▶ What you are asked to do
Leaving out all pictures, reproduce the entries below exactly, from the first line through the line that contains "import matplotlib.pyplot as plt".

▶ Information supplied
++++++++++++++++++++

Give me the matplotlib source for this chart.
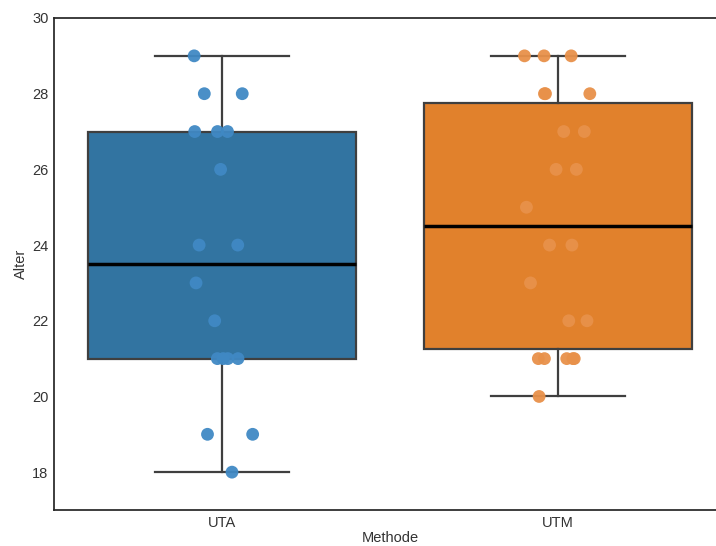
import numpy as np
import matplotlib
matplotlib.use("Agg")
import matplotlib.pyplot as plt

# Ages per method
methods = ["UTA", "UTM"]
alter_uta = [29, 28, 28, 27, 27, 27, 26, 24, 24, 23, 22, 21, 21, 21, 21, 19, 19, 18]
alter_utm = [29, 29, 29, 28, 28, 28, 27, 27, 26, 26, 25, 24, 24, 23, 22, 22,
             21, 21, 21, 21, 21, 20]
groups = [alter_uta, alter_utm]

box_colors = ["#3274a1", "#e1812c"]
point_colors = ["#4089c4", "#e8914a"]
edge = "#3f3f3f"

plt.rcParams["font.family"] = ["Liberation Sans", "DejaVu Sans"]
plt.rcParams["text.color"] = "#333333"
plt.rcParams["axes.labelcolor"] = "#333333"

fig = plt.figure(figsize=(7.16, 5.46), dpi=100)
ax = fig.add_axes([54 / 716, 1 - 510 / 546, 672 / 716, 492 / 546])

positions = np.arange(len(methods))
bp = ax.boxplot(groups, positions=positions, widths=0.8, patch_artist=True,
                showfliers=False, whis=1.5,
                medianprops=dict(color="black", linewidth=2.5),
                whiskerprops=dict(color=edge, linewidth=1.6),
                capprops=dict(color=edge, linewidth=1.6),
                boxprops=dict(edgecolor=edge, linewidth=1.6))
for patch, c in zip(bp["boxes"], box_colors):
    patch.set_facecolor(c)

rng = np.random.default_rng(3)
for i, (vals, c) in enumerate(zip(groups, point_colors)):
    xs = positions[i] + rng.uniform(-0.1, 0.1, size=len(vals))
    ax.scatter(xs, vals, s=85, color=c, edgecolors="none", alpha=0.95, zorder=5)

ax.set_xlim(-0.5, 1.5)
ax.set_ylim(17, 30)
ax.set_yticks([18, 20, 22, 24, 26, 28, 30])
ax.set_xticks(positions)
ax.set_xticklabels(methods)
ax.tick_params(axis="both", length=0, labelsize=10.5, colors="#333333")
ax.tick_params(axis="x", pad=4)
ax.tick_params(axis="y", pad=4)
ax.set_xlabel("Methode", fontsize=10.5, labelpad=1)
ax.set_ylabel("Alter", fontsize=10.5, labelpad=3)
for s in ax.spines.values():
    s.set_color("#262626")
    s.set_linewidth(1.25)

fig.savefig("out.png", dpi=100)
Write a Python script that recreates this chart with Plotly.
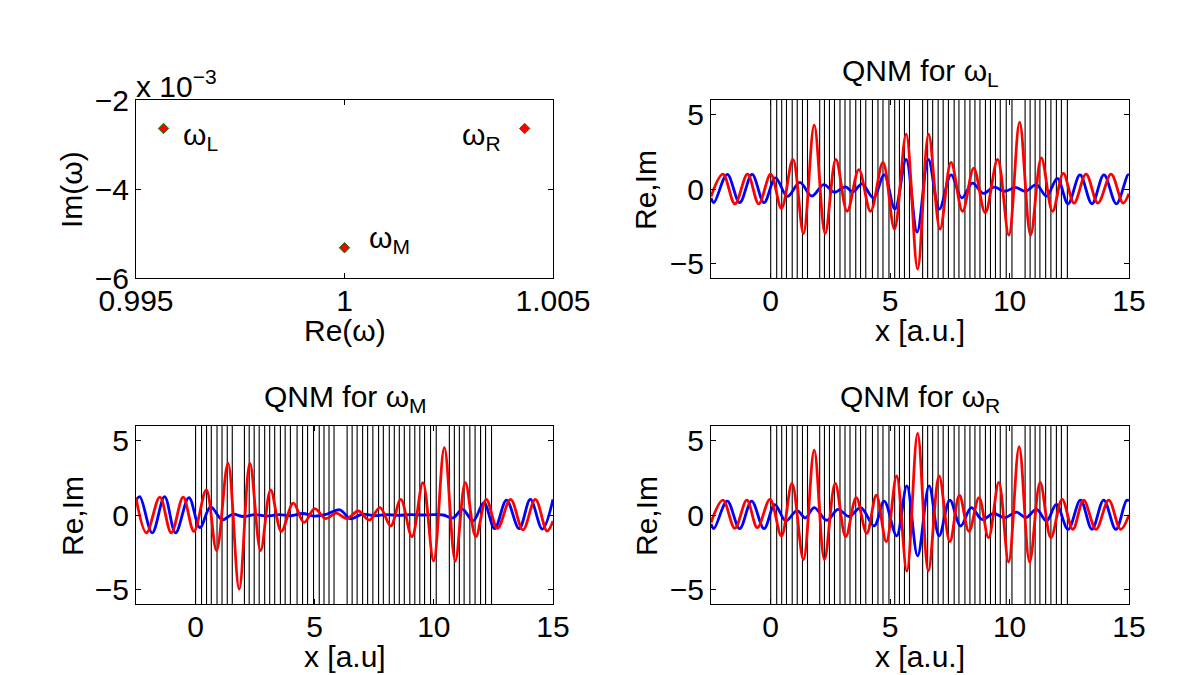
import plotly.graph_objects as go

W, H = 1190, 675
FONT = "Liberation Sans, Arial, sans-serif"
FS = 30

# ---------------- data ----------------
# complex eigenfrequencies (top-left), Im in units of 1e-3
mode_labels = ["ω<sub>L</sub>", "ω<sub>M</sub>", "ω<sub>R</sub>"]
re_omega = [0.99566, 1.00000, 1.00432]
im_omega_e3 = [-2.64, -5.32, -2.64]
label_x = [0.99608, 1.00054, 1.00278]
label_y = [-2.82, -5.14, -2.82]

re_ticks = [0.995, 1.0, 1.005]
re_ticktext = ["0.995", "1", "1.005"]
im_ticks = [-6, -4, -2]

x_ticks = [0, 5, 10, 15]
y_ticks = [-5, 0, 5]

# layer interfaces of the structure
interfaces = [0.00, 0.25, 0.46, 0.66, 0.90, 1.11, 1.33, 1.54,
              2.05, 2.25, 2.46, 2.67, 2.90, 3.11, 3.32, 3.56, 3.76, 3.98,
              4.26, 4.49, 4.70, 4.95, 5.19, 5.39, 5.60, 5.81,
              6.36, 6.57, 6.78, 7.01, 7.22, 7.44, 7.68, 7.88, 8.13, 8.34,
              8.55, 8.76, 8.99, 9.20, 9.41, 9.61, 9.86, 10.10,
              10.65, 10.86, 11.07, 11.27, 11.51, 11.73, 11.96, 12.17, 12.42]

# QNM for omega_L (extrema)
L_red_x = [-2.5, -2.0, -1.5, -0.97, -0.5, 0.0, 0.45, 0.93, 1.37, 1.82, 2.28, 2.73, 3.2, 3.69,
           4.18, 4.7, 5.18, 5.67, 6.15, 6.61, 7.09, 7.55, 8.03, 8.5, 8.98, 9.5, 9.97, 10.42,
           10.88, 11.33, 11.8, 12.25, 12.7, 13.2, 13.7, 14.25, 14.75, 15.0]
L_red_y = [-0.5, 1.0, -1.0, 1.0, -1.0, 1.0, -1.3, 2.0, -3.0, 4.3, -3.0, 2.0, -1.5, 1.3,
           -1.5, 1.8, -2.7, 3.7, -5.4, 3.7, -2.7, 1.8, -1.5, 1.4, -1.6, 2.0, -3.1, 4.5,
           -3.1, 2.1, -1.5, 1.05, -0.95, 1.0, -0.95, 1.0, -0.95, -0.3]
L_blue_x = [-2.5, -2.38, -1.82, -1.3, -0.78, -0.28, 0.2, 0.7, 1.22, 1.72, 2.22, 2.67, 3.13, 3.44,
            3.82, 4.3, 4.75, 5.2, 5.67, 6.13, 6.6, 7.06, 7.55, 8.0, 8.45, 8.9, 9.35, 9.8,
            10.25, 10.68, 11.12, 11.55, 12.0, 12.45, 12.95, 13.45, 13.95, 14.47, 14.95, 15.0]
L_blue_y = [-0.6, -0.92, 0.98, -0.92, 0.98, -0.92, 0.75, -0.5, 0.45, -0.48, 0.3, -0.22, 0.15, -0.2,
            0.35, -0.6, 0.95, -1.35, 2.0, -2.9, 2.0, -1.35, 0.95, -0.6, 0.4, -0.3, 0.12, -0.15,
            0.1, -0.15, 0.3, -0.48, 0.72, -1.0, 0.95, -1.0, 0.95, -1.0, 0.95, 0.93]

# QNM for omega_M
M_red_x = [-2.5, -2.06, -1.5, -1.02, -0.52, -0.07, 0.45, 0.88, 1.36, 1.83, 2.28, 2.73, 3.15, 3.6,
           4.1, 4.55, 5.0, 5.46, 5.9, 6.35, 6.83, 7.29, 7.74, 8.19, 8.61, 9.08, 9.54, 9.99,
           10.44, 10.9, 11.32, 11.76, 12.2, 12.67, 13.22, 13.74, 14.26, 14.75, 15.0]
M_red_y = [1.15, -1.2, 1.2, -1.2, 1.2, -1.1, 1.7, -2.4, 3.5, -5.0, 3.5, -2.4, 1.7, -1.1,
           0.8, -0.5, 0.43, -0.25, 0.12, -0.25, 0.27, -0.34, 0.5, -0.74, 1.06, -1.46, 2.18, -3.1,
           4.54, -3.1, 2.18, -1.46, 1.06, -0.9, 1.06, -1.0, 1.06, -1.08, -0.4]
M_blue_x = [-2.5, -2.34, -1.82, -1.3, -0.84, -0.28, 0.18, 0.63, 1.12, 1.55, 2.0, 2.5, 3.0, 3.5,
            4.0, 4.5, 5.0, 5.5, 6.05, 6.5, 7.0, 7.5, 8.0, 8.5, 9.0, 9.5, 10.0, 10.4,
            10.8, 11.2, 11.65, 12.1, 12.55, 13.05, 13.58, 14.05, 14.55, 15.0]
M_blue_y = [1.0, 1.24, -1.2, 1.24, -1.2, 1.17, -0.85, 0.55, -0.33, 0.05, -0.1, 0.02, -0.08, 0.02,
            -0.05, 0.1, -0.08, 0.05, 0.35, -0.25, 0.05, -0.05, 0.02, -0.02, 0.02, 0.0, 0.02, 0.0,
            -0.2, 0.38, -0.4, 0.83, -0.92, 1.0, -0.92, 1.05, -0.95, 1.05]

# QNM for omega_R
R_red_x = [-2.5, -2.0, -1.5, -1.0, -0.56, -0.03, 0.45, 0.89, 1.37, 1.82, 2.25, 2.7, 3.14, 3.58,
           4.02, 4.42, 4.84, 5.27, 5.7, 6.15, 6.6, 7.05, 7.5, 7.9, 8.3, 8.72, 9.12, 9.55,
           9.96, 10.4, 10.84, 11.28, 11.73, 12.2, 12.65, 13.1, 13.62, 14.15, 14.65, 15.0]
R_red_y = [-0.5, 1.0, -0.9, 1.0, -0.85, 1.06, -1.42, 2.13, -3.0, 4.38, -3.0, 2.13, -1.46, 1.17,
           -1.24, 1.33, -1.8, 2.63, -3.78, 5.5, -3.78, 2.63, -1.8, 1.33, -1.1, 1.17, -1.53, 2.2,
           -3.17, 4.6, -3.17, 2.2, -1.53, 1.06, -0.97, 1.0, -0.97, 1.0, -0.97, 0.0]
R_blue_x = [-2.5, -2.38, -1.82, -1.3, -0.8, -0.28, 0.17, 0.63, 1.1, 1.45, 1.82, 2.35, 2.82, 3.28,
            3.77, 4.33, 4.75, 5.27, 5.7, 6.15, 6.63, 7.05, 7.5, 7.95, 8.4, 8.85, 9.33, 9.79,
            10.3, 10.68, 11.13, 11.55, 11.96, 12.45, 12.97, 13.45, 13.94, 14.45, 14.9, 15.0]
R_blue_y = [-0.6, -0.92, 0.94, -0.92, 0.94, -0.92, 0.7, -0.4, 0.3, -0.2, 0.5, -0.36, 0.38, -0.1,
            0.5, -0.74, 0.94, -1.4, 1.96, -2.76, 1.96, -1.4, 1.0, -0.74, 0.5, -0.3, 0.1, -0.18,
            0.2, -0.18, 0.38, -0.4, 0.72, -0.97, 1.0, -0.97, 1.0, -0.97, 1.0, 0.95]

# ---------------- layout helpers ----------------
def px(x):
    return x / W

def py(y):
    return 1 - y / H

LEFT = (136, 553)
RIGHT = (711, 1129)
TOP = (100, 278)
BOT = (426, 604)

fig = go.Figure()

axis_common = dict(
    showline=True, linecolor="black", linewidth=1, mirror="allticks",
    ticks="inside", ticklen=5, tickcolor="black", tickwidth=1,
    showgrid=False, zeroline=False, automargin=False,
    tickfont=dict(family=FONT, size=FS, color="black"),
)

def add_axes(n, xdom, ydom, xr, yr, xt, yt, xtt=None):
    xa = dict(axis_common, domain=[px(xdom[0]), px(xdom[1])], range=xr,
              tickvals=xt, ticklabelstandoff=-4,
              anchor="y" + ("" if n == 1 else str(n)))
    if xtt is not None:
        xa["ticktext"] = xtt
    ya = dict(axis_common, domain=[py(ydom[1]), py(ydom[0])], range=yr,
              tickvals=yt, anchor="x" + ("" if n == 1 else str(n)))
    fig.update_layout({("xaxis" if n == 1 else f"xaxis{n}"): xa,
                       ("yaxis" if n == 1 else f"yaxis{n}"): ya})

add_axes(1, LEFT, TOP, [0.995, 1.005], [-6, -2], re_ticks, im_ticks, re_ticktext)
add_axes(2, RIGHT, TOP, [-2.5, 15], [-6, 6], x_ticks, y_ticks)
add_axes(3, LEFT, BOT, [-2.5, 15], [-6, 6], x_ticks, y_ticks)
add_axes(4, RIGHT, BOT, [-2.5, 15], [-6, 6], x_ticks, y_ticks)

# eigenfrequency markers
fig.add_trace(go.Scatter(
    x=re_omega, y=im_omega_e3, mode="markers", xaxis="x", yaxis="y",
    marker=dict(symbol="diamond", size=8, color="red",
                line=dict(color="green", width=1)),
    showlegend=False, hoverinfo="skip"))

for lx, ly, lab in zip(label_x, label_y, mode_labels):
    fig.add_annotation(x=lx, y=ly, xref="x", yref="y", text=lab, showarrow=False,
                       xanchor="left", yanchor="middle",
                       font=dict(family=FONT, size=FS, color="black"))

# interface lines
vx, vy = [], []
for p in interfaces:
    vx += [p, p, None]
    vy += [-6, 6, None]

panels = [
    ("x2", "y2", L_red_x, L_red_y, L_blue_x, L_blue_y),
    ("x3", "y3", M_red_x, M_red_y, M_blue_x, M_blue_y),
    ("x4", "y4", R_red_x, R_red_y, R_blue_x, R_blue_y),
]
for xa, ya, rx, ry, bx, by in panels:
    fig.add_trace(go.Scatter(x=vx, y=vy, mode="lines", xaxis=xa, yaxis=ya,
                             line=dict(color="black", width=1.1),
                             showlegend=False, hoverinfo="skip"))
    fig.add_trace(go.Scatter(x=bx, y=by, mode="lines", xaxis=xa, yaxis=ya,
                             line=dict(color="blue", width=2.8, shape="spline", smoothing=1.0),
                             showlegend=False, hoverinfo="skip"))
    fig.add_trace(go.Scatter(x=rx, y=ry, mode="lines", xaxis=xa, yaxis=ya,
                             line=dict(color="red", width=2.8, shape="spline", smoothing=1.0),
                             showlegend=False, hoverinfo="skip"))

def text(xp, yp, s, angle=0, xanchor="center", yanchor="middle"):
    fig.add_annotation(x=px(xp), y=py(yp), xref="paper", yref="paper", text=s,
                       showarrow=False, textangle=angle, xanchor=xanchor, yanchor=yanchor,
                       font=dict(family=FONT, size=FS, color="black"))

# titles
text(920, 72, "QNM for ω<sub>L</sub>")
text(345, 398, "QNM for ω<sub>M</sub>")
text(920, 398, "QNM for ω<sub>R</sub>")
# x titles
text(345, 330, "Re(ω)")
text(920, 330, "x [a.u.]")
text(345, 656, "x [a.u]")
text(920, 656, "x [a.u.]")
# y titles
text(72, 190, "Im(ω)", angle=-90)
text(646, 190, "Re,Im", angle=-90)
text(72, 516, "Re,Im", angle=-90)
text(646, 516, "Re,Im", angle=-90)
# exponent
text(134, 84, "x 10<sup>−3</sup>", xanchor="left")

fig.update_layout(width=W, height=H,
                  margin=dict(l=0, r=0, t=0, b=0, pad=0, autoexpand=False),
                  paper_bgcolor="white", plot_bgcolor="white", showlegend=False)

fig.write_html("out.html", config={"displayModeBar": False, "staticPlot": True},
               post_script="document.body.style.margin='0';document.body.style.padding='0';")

++++++++++++++++++++

▶ Task output
Give me the matplotlib source for this chart.
import numpy as np
import matplotlib
matplotlib.use("Agg")
import matplotlib.pyplot as plt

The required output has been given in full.